Phoenix then focused on his causes of environmentalism and animal rights: "I think that we've become very disconnected from the natural world, and many of us, what we're guilty of, is an egocentric worldview. We go into the natural world and plunder its resources," he said. He then said that helping to preserve the environment isn't that hard because people are "ingenious."
The remarks follow an awards season of heightened political activism from some nominees, notably animal rights activist Joaquin Phoenix, whose behind-the-scenes lobbying efforts led the Golden Globes to go all-vegan. (The Critics' Choice Awards, SAG Awards also made the switch, while the Oscar Nominees Luncheon went plant-based.) In his Golden Globes speech, Phoenix additionally called for an end to stars flying private jets to nearby events, including the Palm Springs Film Festival.
During the Golden Globes, host Ricky Gervais explicitly told the night's winners not to get political in their speeches while highlighting the economic inequality between viewers and the honorees of the ceremony with his risqué speech. "You're in no position to lecture the public about anything. You know nothing about the real world.
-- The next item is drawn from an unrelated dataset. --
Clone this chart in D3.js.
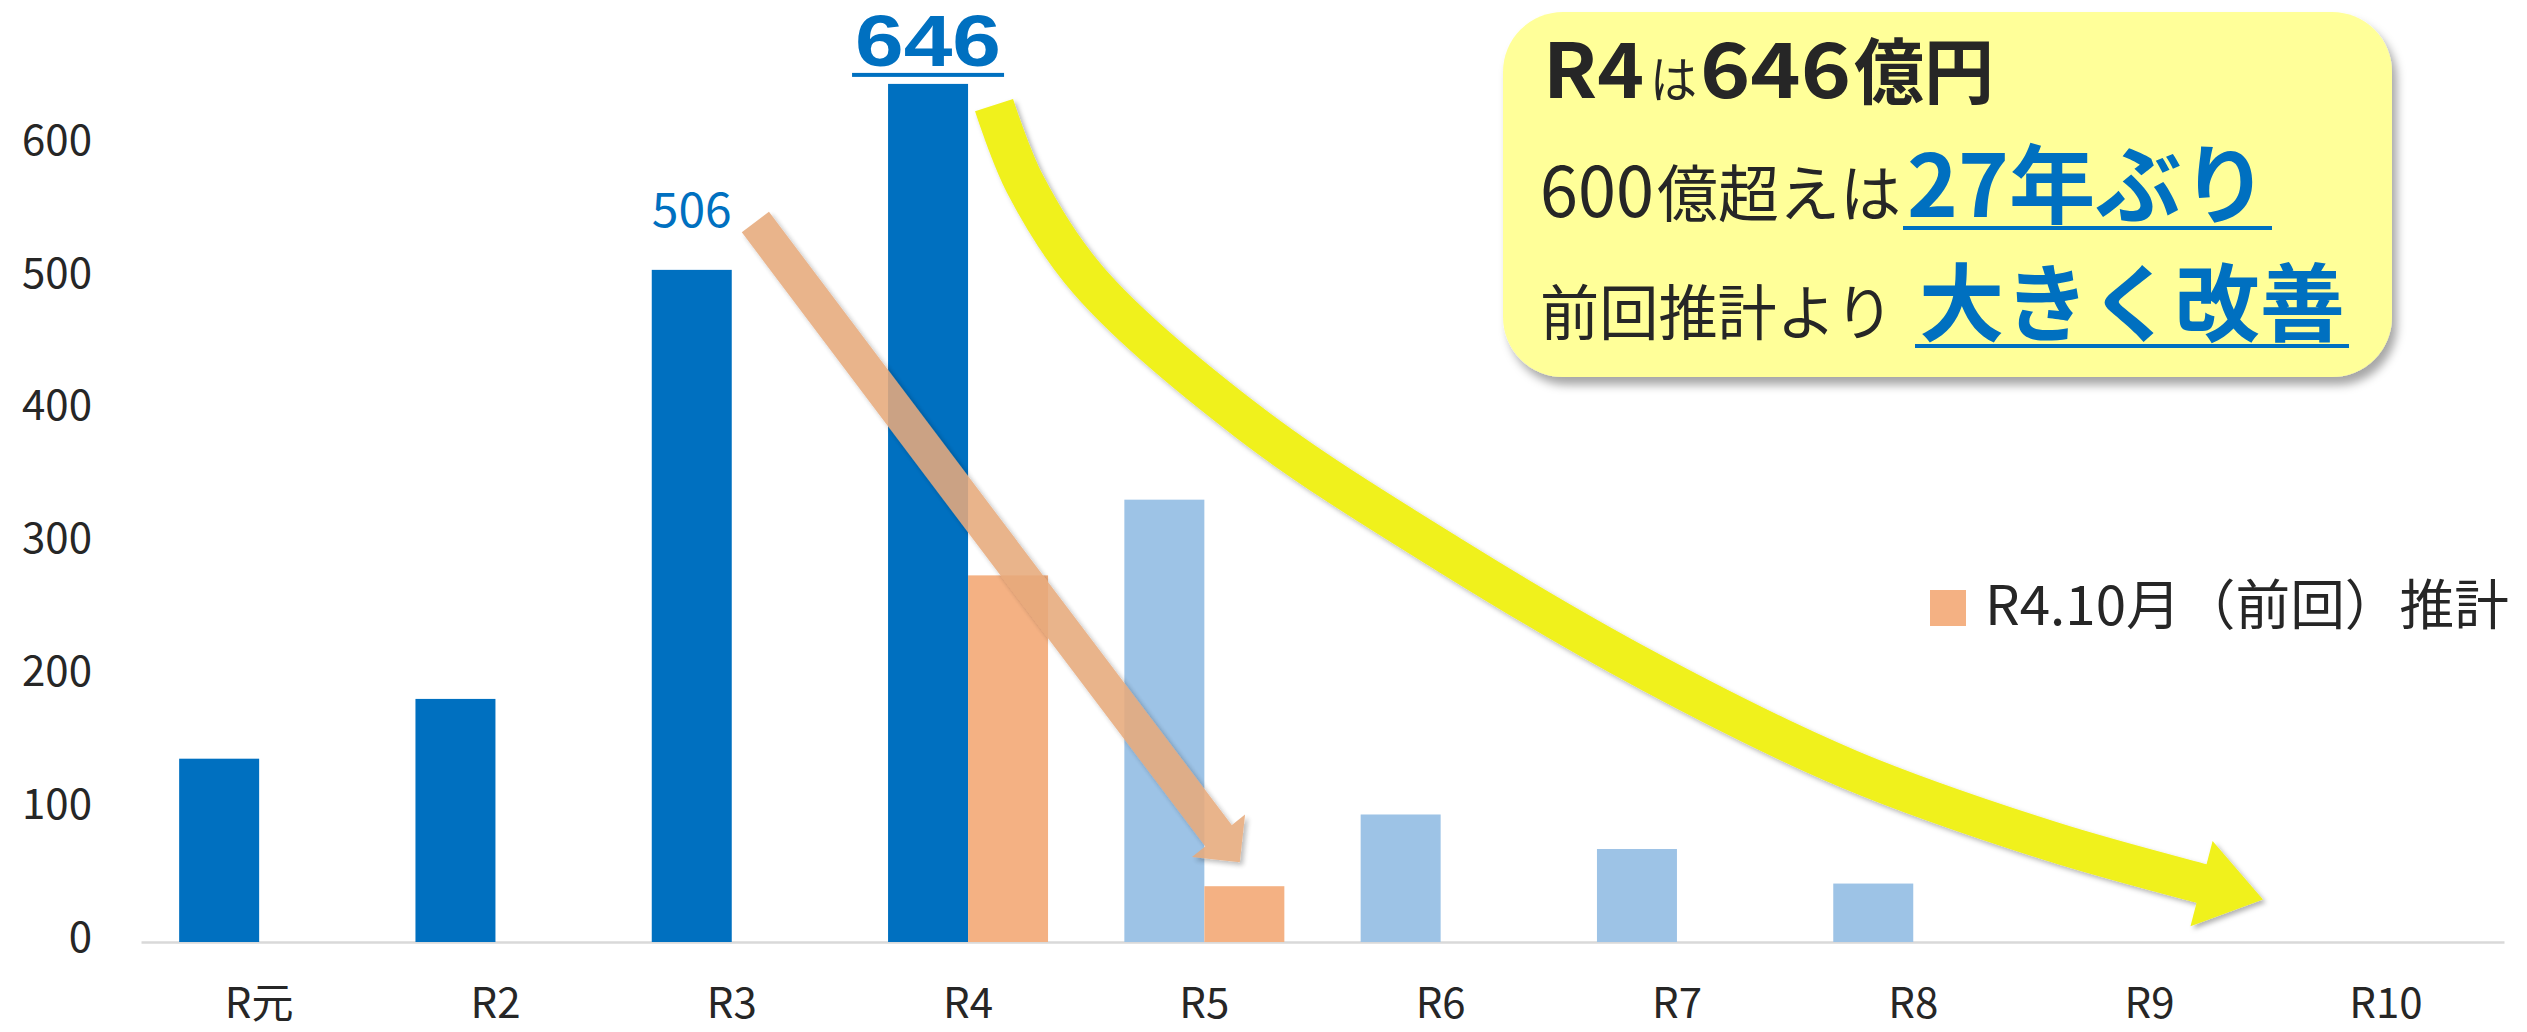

Most of you spent less time in school than Greta Thunberg," he remarked.
Of course, the Academy found themselves in the hot seat when nominations were revealed in mid-January and few creators of color received nods: 19 of the 20 acting nominees were white, while all the directing nominees were white men.
The 92nd annual Academy Awards took place at the Dolby Theatre at the Hollywood & Highland Center in Hollywood and were televised live on ABC.